= Morrison City, Tennessee =

Unincorporated community in Tennessee, US

Morrison City is an unincorporated community in Sullivan County, Tennessee, United States. Named for pioneer settler Peter Morison, Morrison City developed with the industrial growth of nearby Kingsport, Tennessee, in the 1930s. Peter Morison, his wife Mary Kirkpatrick Morison, and other relatives, are buried in the Morrison Chapel Cemetery, in the heart of the community. They were awarded a land grant by the state of North Carolina, which controlled the area prior to Tennessee Statehood, in 1780. This was to recognize distinguished service during the Battle of King's Mountain.

Lynn Garden Drive (Tennessee State Route 36) and U.S. Route 23 intersect where the community's business district once stood, running north and south. Carter's Valley road runs east and west through the community. Bell Ridge School stands to the south of West Carter's Valley Road, behind State Line Baptist Church. This school was the community's only educational enterprise, and was part of the Sullivan County School system until it closed and was purchased by a private school.

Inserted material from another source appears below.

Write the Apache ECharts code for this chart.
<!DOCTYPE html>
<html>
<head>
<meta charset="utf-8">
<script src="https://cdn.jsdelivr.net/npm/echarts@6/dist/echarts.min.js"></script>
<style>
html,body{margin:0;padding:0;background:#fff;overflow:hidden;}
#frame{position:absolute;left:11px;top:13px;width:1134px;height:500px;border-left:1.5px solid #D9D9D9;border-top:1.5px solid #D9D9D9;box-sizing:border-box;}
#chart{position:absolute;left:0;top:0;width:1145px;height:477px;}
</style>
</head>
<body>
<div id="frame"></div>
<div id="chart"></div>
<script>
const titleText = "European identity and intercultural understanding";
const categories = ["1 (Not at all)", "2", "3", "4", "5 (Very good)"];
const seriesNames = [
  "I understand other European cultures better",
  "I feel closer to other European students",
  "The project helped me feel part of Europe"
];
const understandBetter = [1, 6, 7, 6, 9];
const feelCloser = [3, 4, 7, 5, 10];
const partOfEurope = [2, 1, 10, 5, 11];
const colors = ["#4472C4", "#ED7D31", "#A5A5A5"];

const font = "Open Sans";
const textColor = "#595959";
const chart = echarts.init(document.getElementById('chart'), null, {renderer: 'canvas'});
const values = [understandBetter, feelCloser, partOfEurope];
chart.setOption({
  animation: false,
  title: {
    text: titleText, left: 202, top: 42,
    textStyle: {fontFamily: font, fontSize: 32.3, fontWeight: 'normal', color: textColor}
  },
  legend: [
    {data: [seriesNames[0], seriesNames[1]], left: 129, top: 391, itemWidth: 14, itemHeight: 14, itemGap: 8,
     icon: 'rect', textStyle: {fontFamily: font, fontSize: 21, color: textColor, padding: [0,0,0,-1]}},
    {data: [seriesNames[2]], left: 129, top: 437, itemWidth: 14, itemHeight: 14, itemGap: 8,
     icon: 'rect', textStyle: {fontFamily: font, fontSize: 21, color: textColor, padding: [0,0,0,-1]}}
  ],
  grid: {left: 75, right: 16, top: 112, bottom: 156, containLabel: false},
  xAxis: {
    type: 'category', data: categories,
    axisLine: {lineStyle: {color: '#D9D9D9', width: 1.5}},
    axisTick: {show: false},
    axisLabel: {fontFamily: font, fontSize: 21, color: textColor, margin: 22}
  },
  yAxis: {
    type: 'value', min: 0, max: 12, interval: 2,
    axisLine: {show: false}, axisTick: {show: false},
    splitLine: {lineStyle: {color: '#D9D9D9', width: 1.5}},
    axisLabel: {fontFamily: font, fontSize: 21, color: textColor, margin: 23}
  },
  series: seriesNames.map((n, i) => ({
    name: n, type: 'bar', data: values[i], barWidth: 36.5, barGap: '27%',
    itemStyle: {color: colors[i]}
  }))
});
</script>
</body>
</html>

Tenneva Street and Echo Drive were the main north–south streets before Lynn Garden Drive. Two churches, several businesses, and many homes were removed or relocated when the new US 23 was built through the area in the 1980s. Basset's Dairy Bar, W. D. Sensabaugh's Store, Lee's Barber Shop, a Monument Company, and several fruitstands once operated there. Parker's Grill was a restaurant that later was occupied by a taxidermy shop.

Citizens just north of the Virginia state line were categorized by utility companies for several years in a grouping called "Morrison City, Virginia." They maintained Virginia residency, but were served by Tennessee telephone and mail service. The Virginia side had several businesses attracted to the area because of the proximity to the state line, and capitalizing on cheaper goods not available in Tennessee due to differences in state and county laws. These included cigarette sales businesses, liquor trafficking stores, fireworks stands, and a club where alcohol was served to customers.

An unnamed tributary of the North Fork of the Holston River begins in the Tennessee side of the Morrison City community and runs through the state line, alongside of the state highway, and empties into the river in Virginia. A natural gap in ridge dividing the two states provides easy access for the roadways.